# Multiple regression with both positive and negative data

I have a problem regarding interpretation of a multiple regression. For $Y=a+bX_1+cX_2$, the influence of independent variable $X_1$ on $Y$, the dependent variable, is positive (coefficient $b$ is positive). This means that an increase of one unit of $X_1$ leads to an increase of one unit of $Y$, which is consistent with the economic interpretation.

But in my dataset, $X_1$ has also negative values. For those values, the interpretation is not correct anymore. An increase with 1 unit of $X_1$ will lead to a decrease of Y, meaning an inverse relation. What am I doing wrong?
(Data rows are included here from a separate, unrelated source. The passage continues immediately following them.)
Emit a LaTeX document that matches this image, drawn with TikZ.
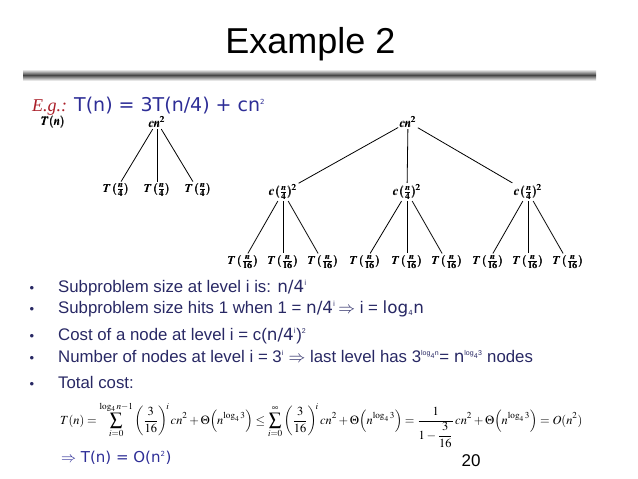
\documentclass[tikz,border=0pt]{standalone}
\usepackage{amsmath}
\usepackage{mathptmx}
\usepackage{fontspec}
\setmainfont{Liberation Sans}
\newfontfamily\cmc{DejaVu Sans}
\newfontfamily\egfont{Liberation Serif}
\usetikzlibrary{positioning}
\definecolor{slideblue}{RGB}{45,45,150}
\definecolor{bodytxt}{RGB}{40,40,100}
\definecolor{egred}{RGB}{170,30,40}
\tikzset{
  tr/.style   ={inner sep=1.5pt,font=\fontsize{12}{13}\selectfont},
  br/.style   ={line width=0.8pt},
  bul/.style  ={anchor=base west,inner sep=0pt,font=\fontsize{16.8}{18}\selectfont,text=bodytxt},
  dot/.style  ={anchor=base,inner sep=0pt,font=\fontsize{13}{14}\selectfont,text=bodytxt},
}
\newcommand{\cq}[1]{{\cmc #1}}
\newcommand{\up}[1]{\textsuperscript{\fontsize{7}{7}\selectfont #1}}
\newcommand{\dn}[1]{\textsubscript{\fontsize{7}{7}\selectfont #1}}
\newcommand{\lgf}{\log_4 3}
\newcommand{\tq}[1]{$\pmb{T\,(\frac{n}{#1})}$}

\begin{document}
\begin{tikzpicture}[x=1pt,y=-1pt]
  \useasboundingbox (0,0) rectangle (638,479);
  \node[anchor=base,inner sep=0pt,font=\fontsize{36}{40}\selectfont] (title) at (310.5,53) {Example 2};
  \shade[top color=gray!20,bottom color=gray!20,middle color=gray!55!black] (23,70) rectangle (596,80);
  \node[anchor=base west,inner sep=0pt,font=\egfont\itshape\fontsize{18}{19}\selectfont,text=egred] (eg) at (32,111) {E.g.:};
  \node[anchor=base west,inner sep=0pt,font=\cmc\fontsize{19}{20}\selectfont,text=slideblue] (rec) at (74,111)
       {T(n) = 3T(n/4) + cn\up{2}};

  % small tree
  \node[tr] (tn) at (53,122) {$\pmb{T(n)}$};
  \node[tr] (r) at (157,122) {$\pmb{cn^2}$};
  \node[tr] (a1) at (116,190) {\tq{4}};
  \node[tr] (a2) at (157,190) {\tq{4}};
  \node[tr] (a3) at (198,190) {\tq{4}};
  \foreach \k in {1,2,3} \draw[br] (r) -- (a\k);

  % big tree
  \node[tr] (R) at (408,122) {$\pmb{cn^2}$};
  \node[tr] (c1) at (283,192) {$\pmb{c\,(\frac{n}{4})^2}$};
  \node[tr] (c2) at (407,192) {$\pmb{c\,(\frac{n}{4})^2}$};
  \node[tr] (c3) at (528,192) {$\pmb{c\,(\frac{n}{4})^2}$};
  \foreach \k in {1,2,3} \draw[br] (R) -- (c\k);
  \foreach \x [count=\k] in {243,283,323,365,407,447,488,528,568}
    \node[tr] (t\k) at (\x,262) {\tq{16}};
  \foreach \p/\k in {1/1,1/2,1/3,2/4,2/5,2/6,3/7,3/8,3/9}
    \draw[br] (c\p) -- (t\k);

  % bullets
  \foreach \y [count=\k] in {292,313,340,362,388}
    \node[dot] (d\k) at (32,\y) {\textbullet};
  \node[bul] (b1) at (58,292) {Subproblem size at level i is: \cq{n/4\up{i}}};
  \node[bul] (b2) at (58,313) {Subproblem size hits 1 when 1 = \cq{n/4\up{i}}\,$\Rightarrow$ i = \cq{log\dn{4}n}};
  \node[bul] (b3) at (58,340) {Cost of a node at level i = c(\cq{n/4\up{i}})\up{2}};
  \node[bul] (b4) at (58,362) {Number of nodes at level i = 3\up{i} $\Rightarrow$ last level has 3\up{log\dn{4}n}= \cq{n}\up{log\dn{4}3} nodes};
  \node[bul] (b5) at (58,388) {Total cost:};

  \node[anchor=base west,inner sep=0pt,font=\fontsize{12.4}{14}\selectfont] (sum) at (60,424)
    {$\displaystyle T(n)=\sum_{i=0}^{\log_4 n-1}\left(\frac{3}{16}\right)^{\!i}cn^2+\Theta\!\left(n^{\lgf}\right)\le
     \sum_{i=0}^{\infty}\left(\frac{3}{16}\right)^{\!i}cn^2+\Theta\!\left(n^{\lgf}\right)=
     \frac{1}{1-\dfrac{3}{16}}\,cn^2+\Theta\!\left(n^{\lgf}\right)=O(n^2)$};
  \node[anchor=base west,inner sep=0pt,font=\cmc\fontsize{15}{16}\selectfont,text=slideblue] (res) at (61,462)
       {$\Rightarrow$ T(n) = O(n\up{2})};
  \node[anchor=base,inner sep=0pt,font=\fontsize{17}{18}\selectfont] (pg) at (471,466) {20};
\end{tikzpicture}
\end{document}
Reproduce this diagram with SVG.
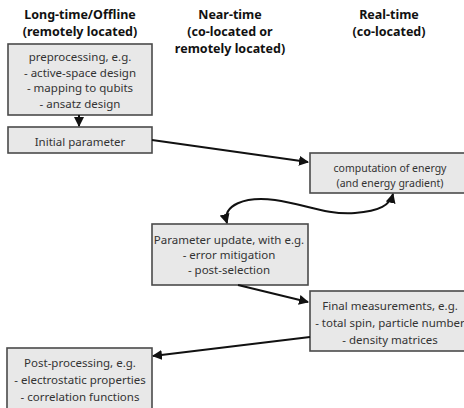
<svg xmlns="http://www.w3.org/2000/svg" width="464" height="408" viewBox="0 0 464 408">
<style>
.h{font-family:"Noto Sans","Liberation Sans",sans-serif;font-weight:bold;font-size:12.5px;fill:#111;text-anchor:middle}
.t{font-family:"Noto Sans","Liberation Sans",sans-serif;font-size:11.5px;fill:#333;text-anchor:middle}
.s{font-size:10.5px}
.b{fill:#e8e8e8;stroke:#4a4a4a;stroke-width:1.6}
.c{fill:none;stroke:#111;stroke-width:2}
</style>
<defs>
<marker id="ah" viewBox="0 0 10 10" refX="9" refY="5" markerWidth="5" markerHeight="5" orient="auto-start-reverse">
<path d="M0,0 L10,5 L0,10 z" fill="#111"/>
</marker>
</defs>
<rect width="464" height="408" fill="#fff"/>
<g id="headers">
<text class="h" x="80" y="19">Long-time/Offline</text>
<text class="h" x="80" y="36">(remotely located)</text>
<text class="h" x="230" y="19">Near-time</text>
<text class="h" x="230" y="36">(co-located or</text>
<text class="h" x="230" y="53">remotely located)</text>
<text class="h" x="389" y="19">Real-time</text>
<text class="h" x="389" y="36">(co-located)</text>
</g>
<g id="preprocessing">
<rect class="b" x="8" y="44" width="144" height="71"/>
<text class="t" x="80" y="61">preprocessing, e.g.</text>
<text class="t" x="80" y="76.5">- active-space design</text>
<text class="t" x="80" y="92">- mapping to qubits</text>
<text class="t" x="80" y="108">- ansatz design</text>
</g>
<g id="initial">
<rect class="b" x="8" y="127" width="144" height="26"/>
<text class="t" x="80" y="146">Initial parameter</text>
</g>
<g id="energy">
<rect class="b" x="310" y="153" width="156" height="40"/>
<text class="t s" x="390" y="171.5">computation of energy</text>
<text class="t s" x="390" y="186.5">(and energy gradient)</text>
</g>
<g id="update">
<rect class="b" x="152" y="224" width="156" height="61"/>
<text class="t" x="229" y="244">Parameter update, with e.g.</text>
<text class="t" x="229" y="259">- error mitigation</text>
<text class="t" x="229" y="274">- post-selection</text>
</g>
<g id="final">
<rect class="b" x="310" y="291" width="158" height="60"/>
<text class="t" x="390" y="310">Final measurements, e.g.</text>
<text class="t" x="390" y="327">- total spin, particle number</text>
<text class="t" x="390" y="344">- density matrices</text>
</g>
<g id="postprocessing">
<rect class="b" x="7" y="348" width="145" height="64"/>
<text class="t" x="80" y="367">Post-processing, e.g.</text>
<text class="t" x="80" y="384">- electrostatic properties</text>
<text class="t" x="80" y="401">- correlation functions</text>
</g>
<g id="connectors">
<path class="c" d="M79,115 L79,126" marker-end="url(#ah)"/>
<path class="c" d="M152,140 L308,162" marker-end="url(#ah)"/>
<path class="c" d="M227,223 C222,205 245,196 275,200 C305,204 325,215 355,213 C380,211 390,205 393,194" marker-start="url(#ah)" marker-end="url(#ah)"/>
<path class="c" d="M238,285 L308,302" marker-end="url(#ah)"/>
<path class="c" d="M310,337 L153,356" marker-end="url(#ah)"/>
</g>
</svg>
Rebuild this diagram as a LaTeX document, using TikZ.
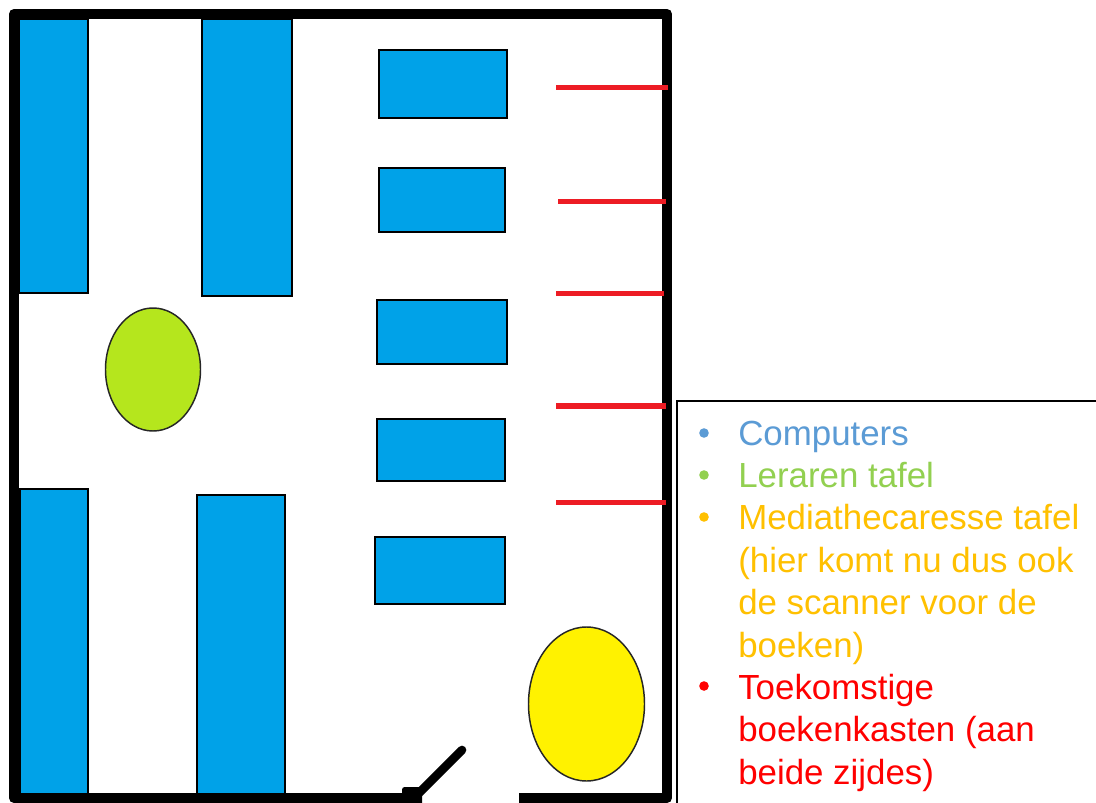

Is it better to use the data as absolute values ABS(X)?

• Do you mean coefficient b or coefficient a? – Gala Jul 2 '13 at 11:20
• coefficient b (the coefficient of the independent variable X1); sorry for the mistake – Maria Jul 2 '13 at 11:32

The interpretation is the same on both sides of 0. Ignoring the rest of the equation, with $b > 0$, $-1*b > -2*b$ so an increase from -2 to -1 in $X_1$ also corresponds to an increase in $Y$. The thing is, while it might feel a little strange when writing it, going from -2 to -1 is an increase and going from -1 to -2 is a decrease.
Now, if you have theoretical reasons to expect the relationship not to hold for negative values, i.e. if you think that a decrease, say from 0 to -1, should result in a higher $Y$, then a simple linear regression might not be appropriate (transforming the variable could be solution but a quadratic term, splines or an interaction with an ad hoc binary variable could also capture such relationships).